Request: Retype the lines beneath this one, from the first through the line containing "const plotL = 83, plotR". Pictures are left out.

[Start of Data excerpt]

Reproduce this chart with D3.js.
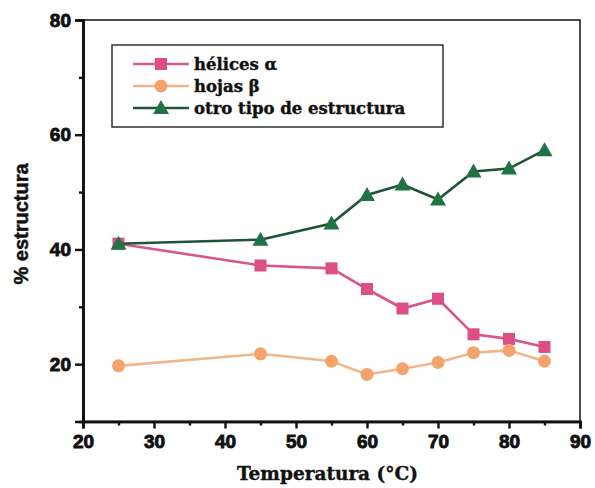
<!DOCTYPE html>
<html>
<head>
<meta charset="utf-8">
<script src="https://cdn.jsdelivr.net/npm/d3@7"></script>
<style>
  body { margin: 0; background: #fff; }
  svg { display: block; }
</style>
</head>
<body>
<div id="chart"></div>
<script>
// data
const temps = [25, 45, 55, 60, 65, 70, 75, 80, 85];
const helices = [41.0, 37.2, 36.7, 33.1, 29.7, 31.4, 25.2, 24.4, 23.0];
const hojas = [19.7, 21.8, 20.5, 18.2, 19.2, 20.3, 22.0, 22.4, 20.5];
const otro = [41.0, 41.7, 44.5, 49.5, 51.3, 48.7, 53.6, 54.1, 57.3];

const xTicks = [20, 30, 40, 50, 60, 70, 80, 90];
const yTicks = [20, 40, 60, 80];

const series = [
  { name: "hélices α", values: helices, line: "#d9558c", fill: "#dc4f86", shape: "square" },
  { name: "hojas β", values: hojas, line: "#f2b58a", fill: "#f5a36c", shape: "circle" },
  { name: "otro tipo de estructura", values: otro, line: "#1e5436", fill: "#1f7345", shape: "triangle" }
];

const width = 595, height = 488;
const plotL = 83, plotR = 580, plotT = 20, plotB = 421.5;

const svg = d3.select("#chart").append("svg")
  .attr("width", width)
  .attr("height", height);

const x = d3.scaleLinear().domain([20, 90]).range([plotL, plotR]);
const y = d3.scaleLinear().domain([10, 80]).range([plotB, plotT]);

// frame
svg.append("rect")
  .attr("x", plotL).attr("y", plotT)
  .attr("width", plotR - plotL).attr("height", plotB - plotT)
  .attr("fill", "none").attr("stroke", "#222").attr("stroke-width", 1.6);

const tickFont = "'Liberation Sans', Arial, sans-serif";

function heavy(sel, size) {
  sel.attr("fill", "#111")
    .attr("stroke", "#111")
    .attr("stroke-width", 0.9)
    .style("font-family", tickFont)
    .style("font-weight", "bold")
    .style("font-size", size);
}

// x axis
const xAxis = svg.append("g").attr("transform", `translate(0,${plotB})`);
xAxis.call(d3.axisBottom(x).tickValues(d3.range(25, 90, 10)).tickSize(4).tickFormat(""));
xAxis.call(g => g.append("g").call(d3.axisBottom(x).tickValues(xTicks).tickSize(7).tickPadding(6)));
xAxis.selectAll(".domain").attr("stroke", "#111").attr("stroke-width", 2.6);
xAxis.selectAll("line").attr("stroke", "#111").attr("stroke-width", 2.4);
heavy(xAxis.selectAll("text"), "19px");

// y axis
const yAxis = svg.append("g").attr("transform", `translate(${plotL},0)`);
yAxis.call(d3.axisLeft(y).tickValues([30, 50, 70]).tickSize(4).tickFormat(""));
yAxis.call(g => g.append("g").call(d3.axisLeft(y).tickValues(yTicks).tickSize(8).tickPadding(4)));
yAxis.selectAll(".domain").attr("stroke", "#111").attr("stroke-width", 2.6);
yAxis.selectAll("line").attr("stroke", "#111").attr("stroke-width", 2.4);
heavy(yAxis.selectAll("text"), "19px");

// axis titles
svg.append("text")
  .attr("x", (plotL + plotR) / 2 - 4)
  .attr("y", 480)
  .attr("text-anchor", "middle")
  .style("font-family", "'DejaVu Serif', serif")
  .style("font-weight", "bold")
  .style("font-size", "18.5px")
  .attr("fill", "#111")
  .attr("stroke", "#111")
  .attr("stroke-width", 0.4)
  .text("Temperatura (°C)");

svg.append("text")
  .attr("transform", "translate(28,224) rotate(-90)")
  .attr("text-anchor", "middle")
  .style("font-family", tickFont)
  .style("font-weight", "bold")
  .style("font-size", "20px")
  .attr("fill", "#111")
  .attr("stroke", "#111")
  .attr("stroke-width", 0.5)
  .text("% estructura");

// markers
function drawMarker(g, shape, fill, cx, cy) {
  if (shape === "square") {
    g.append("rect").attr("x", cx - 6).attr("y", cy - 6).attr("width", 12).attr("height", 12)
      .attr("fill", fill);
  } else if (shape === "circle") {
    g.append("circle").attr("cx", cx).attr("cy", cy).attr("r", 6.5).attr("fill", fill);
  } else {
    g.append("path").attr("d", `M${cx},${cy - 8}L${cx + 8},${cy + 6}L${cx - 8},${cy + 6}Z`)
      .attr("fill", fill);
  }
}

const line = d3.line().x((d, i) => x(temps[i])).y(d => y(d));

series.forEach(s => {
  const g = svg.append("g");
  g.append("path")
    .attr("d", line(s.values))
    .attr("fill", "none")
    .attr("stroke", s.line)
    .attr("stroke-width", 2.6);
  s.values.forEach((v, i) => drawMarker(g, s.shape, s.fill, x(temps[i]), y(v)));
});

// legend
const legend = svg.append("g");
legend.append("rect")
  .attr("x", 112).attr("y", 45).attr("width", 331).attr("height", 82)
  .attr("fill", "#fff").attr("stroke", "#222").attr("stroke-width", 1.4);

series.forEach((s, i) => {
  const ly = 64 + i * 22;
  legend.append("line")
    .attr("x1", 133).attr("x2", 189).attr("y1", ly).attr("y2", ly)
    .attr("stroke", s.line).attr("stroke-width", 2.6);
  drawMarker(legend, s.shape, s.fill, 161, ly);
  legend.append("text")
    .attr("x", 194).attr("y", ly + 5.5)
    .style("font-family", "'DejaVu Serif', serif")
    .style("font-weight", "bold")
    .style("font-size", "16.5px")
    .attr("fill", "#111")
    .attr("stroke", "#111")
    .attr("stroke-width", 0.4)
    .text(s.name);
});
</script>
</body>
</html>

[End of Data excerpt]

Worked answer:
Reproduce this chart with D3.js.
<!DOCTYPE html>
<html>
<head>
<meta charset="utf-8">
<script src="https://cdn.jsdelivr.net/npm/d3@7"></script>
<style>
  body { margin: 0; background: #fff; }
  svg { display: block; }
</style>
</head>
<body>
<div id="chart"></div>
<script>
// data
const temps = [25, 45, 55, 60, 65, 70, 75, 80, 85];
const helices = [41.0, 37.2, 36.7, 33.1, 29.7, 31.4, 25.2, 24.4, 23.0];
const hojas = [19.7, 21.8, 20.5, 18.2, 19.2, 20.3, 22.0, 22.4, 20.5];
const otro = [41.0, 41.7, 44.5, 49.5, 51.3, 48.7, 53.6, 54.1, 57.3];

const xTicks = [20, 30, 40, 50, 60, 70, 80, 90];
const yTicks = [20, 40, 60, 80];

const series = [
  { name: "hélices α", values: helices, line: "#d9558c", fill: "#dc4f86", shape: "square" },
  { name: "hojas β", values: hojas, line: "#f2b58a", fill: "#f5a36c", shape: "circle" },
  { name: "otro tipo de estructura", values: otro, line: "#1e5436", fill: "#1f7345", shape: "triangle" }
];

const width = 595, height = 488;
const plotL = 83, plotR = 580, plotT = 20, plotB = 421.5;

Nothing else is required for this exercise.